01/01/2024
A rigor, prefiro Robert Bresson a Ingmar Bergman.
Reconheço a força dramática de Ingmar Bergman, estimo a transposição do grande teatro para o cinema, aquelas atrizes e atores clássicos, a fotografia de Sven Nykvist.
Porém, ainda me inclino para a obra de Robert Bresson, unicamente por tê-la gerado desgarrada de tudo. Sinto isto no ressoar obstinado de passos dos personagens, seja em banal subir de escada, seja em errâncias por corredores, com ruídos de correntes, chaves e algemas — acima de tudo, nas expressões cruas e secas dos personagens. É difícil presenciar um grito, choro. O desespero, o engendramento do mal e a angústia são latentes, distantes. Em muitos casos não se faz questão do desfecho. Um dos filmes, por exemplo, fixa o desfecho no próprio título.

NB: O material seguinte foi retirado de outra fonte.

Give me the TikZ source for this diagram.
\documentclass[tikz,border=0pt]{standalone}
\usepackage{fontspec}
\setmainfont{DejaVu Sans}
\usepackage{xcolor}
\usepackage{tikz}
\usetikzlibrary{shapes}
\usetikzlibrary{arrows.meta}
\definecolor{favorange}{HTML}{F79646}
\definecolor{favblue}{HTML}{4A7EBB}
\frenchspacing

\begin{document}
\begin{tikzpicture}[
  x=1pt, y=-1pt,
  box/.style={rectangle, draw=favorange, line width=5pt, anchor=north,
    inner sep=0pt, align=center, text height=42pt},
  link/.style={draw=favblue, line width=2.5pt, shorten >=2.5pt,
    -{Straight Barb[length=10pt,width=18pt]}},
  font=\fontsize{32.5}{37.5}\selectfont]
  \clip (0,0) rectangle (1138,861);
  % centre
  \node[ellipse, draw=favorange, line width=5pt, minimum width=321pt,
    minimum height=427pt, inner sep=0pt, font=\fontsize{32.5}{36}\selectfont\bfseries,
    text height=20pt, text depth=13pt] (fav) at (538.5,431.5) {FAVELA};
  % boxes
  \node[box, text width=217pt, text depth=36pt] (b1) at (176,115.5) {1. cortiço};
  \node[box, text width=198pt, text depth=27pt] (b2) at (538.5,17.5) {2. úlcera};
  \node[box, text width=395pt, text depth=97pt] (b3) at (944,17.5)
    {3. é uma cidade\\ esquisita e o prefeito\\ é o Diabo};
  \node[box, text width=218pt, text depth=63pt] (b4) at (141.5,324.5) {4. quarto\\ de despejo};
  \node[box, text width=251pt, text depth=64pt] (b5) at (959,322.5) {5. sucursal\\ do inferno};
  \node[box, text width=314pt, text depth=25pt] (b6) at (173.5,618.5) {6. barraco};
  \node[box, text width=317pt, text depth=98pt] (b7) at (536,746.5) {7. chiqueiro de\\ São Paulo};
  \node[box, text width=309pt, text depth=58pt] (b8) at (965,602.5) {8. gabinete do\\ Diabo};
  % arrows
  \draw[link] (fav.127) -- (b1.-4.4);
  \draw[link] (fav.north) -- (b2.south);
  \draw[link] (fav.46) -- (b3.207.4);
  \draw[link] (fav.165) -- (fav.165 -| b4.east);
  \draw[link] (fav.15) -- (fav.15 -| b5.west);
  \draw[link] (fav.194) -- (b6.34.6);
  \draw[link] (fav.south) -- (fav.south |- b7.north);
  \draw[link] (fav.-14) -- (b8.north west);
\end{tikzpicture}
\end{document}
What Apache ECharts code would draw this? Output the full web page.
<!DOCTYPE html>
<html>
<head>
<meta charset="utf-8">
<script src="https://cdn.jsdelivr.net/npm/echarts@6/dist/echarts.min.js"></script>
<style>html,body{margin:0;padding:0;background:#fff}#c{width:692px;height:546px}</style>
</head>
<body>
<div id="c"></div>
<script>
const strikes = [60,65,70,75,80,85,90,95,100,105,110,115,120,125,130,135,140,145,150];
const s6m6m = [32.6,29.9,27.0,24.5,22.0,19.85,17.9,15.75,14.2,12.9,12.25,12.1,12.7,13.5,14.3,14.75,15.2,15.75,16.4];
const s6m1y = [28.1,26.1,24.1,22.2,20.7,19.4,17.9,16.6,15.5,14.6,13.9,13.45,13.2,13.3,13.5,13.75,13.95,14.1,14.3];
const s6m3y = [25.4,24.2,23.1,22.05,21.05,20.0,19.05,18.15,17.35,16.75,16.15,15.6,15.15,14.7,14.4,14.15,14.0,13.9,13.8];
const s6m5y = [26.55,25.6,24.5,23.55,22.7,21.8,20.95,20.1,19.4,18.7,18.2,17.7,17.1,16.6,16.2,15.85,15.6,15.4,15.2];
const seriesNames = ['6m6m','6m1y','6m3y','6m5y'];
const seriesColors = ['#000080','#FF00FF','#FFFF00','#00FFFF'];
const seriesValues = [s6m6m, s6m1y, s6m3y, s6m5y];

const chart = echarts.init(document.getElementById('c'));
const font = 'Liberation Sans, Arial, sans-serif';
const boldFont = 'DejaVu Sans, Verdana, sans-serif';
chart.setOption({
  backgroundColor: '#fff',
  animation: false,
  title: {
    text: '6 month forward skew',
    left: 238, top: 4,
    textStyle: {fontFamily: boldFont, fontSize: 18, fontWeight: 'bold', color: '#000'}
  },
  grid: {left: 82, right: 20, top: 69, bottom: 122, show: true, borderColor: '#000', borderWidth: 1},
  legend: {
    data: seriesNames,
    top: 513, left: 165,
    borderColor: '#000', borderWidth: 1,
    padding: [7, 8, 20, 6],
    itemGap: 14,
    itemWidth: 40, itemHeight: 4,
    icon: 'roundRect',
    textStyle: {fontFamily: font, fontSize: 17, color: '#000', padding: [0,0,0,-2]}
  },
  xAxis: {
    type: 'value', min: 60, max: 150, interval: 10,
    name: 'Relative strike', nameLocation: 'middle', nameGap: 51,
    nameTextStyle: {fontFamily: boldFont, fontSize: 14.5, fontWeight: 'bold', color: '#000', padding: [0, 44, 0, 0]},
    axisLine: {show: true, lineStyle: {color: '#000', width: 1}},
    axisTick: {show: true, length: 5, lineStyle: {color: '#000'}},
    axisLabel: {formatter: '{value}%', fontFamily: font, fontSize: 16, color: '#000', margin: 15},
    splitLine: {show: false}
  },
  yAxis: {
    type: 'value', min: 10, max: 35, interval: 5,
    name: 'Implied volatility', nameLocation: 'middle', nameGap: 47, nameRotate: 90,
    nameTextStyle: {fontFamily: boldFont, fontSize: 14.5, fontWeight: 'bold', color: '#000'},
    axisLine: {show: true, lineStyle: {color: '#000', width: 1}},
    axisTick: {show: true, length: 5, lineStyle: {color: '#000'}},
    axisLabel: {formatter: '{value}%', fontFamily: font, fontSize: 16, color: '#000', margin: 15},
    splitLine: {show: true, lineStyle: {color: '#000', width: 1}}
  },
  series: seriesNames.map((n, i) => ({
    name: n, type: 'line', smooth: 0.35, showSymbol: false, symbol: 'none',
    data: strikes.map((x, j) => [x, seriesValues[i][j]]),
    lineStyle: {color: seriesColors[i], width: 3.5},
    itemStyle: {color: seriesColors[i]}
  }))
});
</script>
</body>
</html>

E então sinto que Robert Bresson, de certo modo, concebe inversamente sua obra, porque parte do prosaico desdobrado em devastação, do concreto, da nudez, dos desesperos surdos do cotidiano e da vida entre homens, no mundo, e abre arco para a fé, para o transcendental, sutilmente, sem pregação.
Seja como for, que espetáculo patético, o do ser humano.

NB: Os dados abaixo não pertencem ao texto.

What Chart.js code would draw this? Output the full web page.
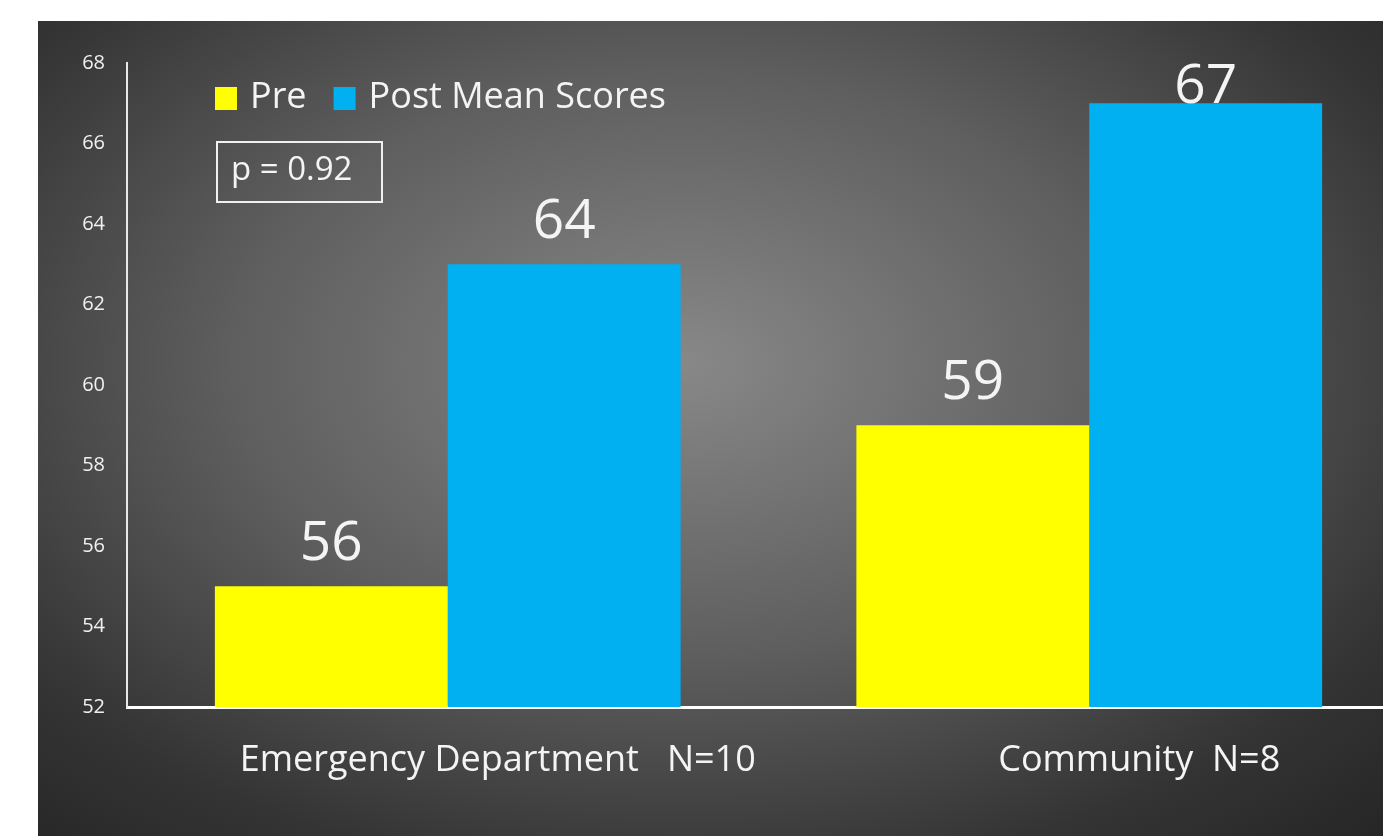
<!DOCTYPE html>
<html>
<head>
<meta charset="utf-8">
<script src="https://cdn.jsdelivr.net/npm/chart.js@4/dist/chart.umd.min.js"></script>
<style>
  html, body { margin: 0; padding: 0; background: #fff; overflow: hidden; }
  #panel {
    position: absolute; left: 38px; top: 21px; width: 1345px; height: 815px;
    overflow: hidden;
    background: radial-gradient(ellipse 75% 80% at 48% 42%, #888 0%, #5e5e5e 45%, #343434 80%, #262626 100%);
  }
  #panel canvas { position: absolute; left: 0; top: 0; }
</style>
</head>
<body>
<div id="panel"><canvas id="chart" width="1372" height="815"></canvas></div>
<script>
const categories = ['Emergency Department   N=10', 'Community  N=8'];
const preScores = [55, 59];
const postScores = [63, 67];
const preLabels = ['56', '59'];
const postLabels = ['64', '67'];
const yTicks = [52, 54, 56, 58, 60, 62, 64, 66, 68];
const pText = 'p = 0.92';

const FONT = '"Open Sans", "Noto Sans", sans-serif';

// value labels above each bar
const barLabels = {
  id: 'barLabels',
  afterDatasetsDraw(chart) {
    const ctx = chart.ctx;
    ctx.save();
    ctx.fillStyle = '#f4f4f4';
    ctx.font = '55px ' + FONT;
    ctx.textAlign = 'center';
    ctx.textBaseline = 'alphabetic';
    chart.data.datasets.forEach((ds, i) => {
      chart.getDatasetMeta(i).data.forEach((bar, j) => {
        const y = Math.max(bar.y - 26, chart.chartArea.top + 40);
        ctx.fillText(ds.valueLabels[j], bar.x, y);
      });
    });
    ctx.restore();
  }
};

// legend and p-value box drawn inside the plot
const insideLegend = {
  id: 'insideLegend',
  afterDraw(chart) {
    const ctx = chart.ctx;
    const a = chart.chartArea;
    ctx.save();
    let x = a.left + 88;
    const y = a.top + 35;
    ctx.font = '36px ' + FONT;
    ctx.textBaseline = 'middle';
    chart.data.datasets.forEach(ds => {
      ctx.fillStyle = ds.backgroundColor;
      ctx.fillRect(x, y - 11, 22, 23);
      ctx.fillStyle = '#f4f4f4';
      ctx.fillText(ds.label, x + 35, y);
      x += 35 + ctx.measureText(ds.label).width + 27;
    });
    ctx.strokeStyle = '#f0f0f0';
    ctx.lineWidth = 2;
    ctx.strokeRect(a.left + 90, a.top + 79, 165, 60);
    ctx.font = '33px ' + FONT;
    ctx.fillText(pText, a.left + 104, a.top + 108);
    ctx.restore();
  }
};

new Chart(document.getElementById('chart'), {
  type: 'bar',
  data: {
    labels: categories,
    datasets: [
      { label: 'Pre', data: preScores, valueLabels: preLabels, backgroundColor: '#ffff00' },
      { label: 'Post Mean Scores', data: postScores, valueLabels: postLabels, backgroundColor: '#00b0f0' }
    ]
  },
  options: {
    responsive: false,
    animation: false,
    layout: { padding: { top: 42, right: 0, left: 0, bottom: 0 } },
    datasets: { bar: { categoryPercentage: 0.726, barPercentage: 1.0 } },
    plugins: { legend: { display: false }, tooltip: { enabled: false } },
    scales: {
      x: {
        grid: { display: false, drawTicks: false },
        border: { display: true, color: '#ffffff', width: 3 },
        ticks: { color: '#f4f4f4', font: { family: FONT, size: 36 }, padding: 32, labelOffset: 50 },
        afterFit(s) { s.height = 129; }
      },
      y: {
        min: 52,
        max: 68,
        afterBuildTicks(s) { s.ticks = yTicks.map(v => ({ value: v })); },
        grid: { display: false, drawTicks: false },
        border: { display: true, color: '#e8e8e8', width: 2 },
        ticks: { color: '#f0f0f0', font: { family: FONT, size: 20 }, padding: 22 },
        afterFit(s) { s.width = 89; }
      }
    }
  },
  plugins: [barLabels, insideLegend]
});
</script>
</body>
</html>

Destaco com grande reverência e quase espanto a atmosfera expressiva, coesão e senso de continuidade de O Mensageiro do Diabo (1955) e de Onibaba (1964), cada qual à sua maneira. Na verdade, eis duas obras a atestar a força autônoma expressiva do cinema, como uma música, isto é, boa por si só, avulsa, dispensando até, talvez, palavras.
Por fim, que dizer de Yasujirô Ozu? Sinto que aqui se tem tudo, e não é como se tivéssemos que adentrar numa gruta rombuda, apertar por entre as mãos espinhos, o sangue a escorrer, para só então respirarmos ar puro.
Talvez o grande mote de suas obras seja o da intimidade. Isto feito de maneira sensível, e então se passa por recintos de família, conversação contida em bares depois do expediente, quando não temperada pela embriaguez, reuniões familiares ou entre amigos do passado, a rememorar, a dissidir, a pôr em perspectiva uma mudança para o futuro, a tramar algum plano alcoviteiro.
Diria que Começo de Primavera (1956) é o que representa melhor o que Natalia Ginzburg tratou de maneira minuciosa como o problema das relações humanas: preocupação da subsistência vindoura, os problemas do trabalho, aposentadoria, transporte coletivo, rotina, a agitação urbana, a falta de tempo, a angústia e desejo de mudar a própria vida, o tempo dos outros, o amor, a morte. Aqui se tem tudo, repito.